Prompt
The entries below contain a line with "Reproduce this chart" and a line with "x_ticks = [0, 20, 40, 60, 80, 100]". Retype exactly everything from the first down to the second, both included, and nothing else.

Items
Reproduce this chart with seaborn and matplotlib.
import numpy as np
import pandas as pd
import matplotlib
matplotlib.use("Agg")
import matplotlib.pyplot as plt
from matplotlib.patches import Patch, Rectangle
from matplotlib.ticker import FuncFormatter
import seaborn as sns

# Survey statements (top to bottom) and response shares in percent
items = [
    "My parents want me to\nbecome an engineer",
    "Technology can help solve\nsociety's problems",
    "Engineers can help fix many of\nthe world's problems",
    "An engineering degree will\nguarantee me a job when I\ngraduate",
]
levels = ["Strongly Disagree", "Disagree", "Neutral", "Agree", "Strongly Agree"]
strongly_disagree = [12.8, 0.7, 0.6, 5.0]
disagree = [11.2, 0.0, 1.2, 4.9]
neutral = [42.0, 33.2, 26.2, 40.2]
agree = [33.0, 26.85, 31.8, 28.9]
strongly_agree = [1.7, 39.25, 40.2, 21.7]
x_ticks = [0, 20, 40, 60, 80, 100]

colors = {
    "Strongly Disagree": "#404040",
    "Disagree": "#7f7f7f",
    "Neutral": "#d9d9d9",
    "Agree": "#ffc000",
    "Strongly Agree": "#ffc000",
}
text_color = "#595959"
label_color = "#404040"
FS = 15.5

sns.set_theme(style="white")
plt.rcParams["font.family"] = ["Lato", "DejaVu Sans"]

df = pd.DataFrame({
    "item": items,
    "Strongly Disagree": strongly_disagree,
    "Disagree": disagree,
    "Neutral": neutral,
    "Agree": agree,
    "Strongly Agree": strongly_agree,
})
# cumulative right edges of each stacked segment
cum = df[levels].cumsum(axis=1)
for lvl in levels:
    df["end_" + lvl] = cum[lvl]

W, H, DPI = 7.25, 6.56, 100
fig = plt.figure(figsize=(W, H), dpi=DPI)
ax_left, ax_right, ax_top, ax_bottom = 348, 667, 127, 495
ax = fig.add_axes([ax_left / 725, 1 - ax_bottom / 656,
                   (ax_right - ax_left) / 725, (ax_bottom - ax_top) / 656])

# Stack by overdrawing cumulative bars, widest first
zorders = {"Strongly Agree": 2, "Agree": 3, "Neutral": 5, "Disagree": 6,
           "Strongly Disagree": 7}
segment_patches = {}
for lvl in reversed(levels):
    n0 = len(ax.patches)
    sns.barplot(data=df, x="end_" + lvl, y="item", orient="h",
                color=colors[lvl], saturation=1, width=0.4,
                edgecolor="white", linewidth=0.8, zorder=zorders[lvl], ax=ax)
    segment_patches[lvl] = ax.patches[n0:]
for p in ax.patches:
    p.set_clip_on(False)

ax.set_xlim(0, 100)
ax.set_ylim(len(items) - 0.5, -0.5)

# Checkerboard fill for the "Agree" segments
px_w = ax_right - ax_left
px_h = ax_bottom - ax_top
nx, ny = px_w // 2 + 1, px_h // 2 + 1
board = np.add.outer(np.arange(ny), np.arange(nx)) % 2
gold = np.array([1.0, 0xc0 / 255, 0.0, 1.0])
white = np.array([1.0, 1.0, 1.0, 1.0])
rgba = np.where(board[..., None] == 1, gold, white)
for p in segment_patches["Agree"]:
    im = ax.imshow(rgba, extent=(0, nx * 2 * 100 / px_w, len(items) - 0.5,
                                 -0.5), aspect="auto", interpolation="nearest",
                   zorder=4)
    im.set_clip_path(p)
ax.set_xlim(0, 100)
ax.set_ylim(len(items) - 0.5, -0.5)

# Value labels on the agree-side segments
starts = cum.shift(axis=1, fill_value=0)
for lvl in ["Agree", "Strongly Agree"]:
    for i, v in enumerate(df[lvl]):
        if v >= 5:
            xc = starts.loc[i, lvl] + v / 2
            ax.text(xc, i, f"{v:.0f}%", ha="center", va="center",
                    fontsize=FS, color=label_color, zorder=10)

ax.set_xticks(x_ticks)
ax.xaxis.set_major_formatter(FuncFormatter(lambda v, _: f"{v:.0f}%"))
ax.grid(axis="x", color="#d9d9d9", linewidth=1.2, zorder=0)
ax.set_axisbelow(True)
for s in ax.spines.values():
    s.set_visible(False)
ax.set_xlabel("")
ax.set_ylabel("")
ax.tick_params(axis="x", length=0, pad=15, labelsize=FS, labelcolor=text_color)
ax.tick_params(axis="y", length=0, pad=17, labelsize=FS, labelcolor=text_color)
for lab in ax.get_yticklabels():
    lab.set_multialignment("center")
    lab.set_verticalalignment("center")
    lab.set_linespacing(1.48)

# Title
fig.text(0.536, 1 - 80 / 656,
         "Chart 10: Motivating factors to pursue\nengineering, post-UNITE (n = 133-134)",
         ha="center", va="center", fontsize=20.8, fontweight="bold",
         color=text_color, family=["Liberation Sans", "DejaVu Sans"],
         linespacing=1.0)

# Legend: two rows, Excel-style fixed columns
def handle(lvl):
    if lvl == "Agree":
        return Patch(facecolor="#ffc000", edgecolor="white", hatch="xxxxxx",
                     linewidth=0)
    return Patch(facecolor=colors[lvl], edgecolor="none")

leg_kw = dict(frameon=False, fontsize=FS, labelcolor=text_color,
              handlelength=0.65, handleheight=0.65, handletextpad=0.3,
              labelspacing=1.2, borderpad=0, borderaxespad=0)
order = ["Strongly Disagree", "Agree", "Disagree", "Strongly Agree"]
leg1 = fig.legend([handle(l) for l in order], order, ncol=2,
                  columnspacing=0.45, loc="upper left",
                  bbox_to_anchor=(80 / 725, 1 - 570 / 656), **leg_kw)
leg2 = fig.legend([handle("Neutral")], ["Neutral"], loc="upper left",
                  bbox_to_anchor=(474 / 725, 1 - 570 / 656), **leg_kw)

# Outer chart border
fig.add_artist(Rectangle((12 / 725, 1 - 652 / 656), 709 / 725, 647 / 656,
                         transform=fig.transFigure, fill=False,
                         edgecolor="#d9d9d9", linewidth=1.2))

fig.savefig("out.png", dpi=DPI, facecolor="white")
...
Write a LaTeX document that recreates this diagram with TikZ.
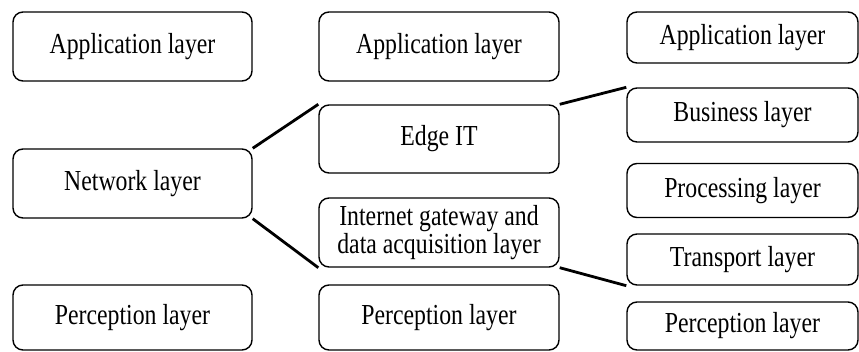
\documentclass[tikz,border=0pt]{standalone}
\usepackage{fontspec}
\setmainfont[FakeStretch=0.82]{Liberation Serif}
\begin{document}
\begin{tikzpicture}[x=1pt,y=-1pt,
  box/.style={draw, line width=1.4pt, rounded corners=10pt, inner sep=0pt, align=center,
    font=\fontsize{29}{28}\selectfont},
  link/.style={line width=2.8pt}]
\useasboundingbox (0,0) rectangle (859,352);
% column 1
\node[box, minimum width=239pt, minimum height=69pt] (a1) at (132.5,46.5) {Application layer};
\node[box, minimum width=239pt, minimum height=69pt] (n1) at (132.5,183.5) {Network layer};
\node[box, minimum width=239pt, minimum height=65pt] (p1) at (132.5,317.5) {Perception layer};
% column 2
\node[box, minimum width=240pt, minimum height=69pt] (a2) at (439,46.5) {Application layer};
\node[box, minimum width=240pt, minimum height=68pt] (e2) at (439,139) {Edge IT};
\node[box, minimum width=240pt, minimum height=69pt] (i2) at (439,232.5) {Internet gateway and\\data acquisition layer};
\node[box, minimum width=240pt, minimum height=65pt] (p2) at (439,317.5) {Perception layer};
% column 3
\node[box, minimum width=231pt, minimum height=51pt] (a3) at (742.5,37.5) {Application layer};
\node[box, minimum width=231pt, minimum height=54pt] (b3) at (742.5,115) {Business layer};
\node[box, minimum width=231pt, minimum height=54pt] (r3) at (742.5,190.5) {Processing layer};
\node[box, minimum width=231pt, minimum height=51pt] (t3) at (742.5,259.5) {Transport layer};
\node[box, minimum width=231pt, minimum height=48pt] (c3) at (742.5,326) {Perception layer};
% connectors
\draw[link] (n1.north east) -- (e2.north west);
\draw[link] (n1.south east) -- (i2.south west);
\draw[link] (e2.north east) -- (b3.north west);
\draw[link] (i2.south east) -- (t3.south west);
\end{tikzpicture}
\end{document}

Exercise answer
Reproduce this chart with seaborn and matplotlib.
import numpy as np
import pandas as pd
import matplotlib
matplotlib.use("Agg")
import matplotlib.pyplot as plt
from matplotlib.patches import Patch, Rectangle
from matplotlib.ticker import FuncFormatter
import seaborn as sns

# Survey statements (top to bottom) and response shares in percent
items = [
    "My parents want me to\nbecome an engineer",
    "Technology can help solve\nsociety's problems",
    "Engineers can help fix many of\nthe world's problems",
    "An engineering degree will\nguarantee me a job when I\ngraduate",
]
levels = ["Strongly Disagree", "Disagree", "Neutral", "Agree", "Strongly Agree"]
strongly_disagree = [12.8, 0.7, 0.6, 5.0]
disagree = [11.2, 0.0, 1.2, 4.9]
neutral = [42.0, 33.2, 26.2, 40.2]
agree = [33.0, 26.85, 31.8, 28.9]
strongly_agree = [1.7, 39.25, 40.2, 21.7]
x_ticks = [0, 20, 40, 60, 80, 100]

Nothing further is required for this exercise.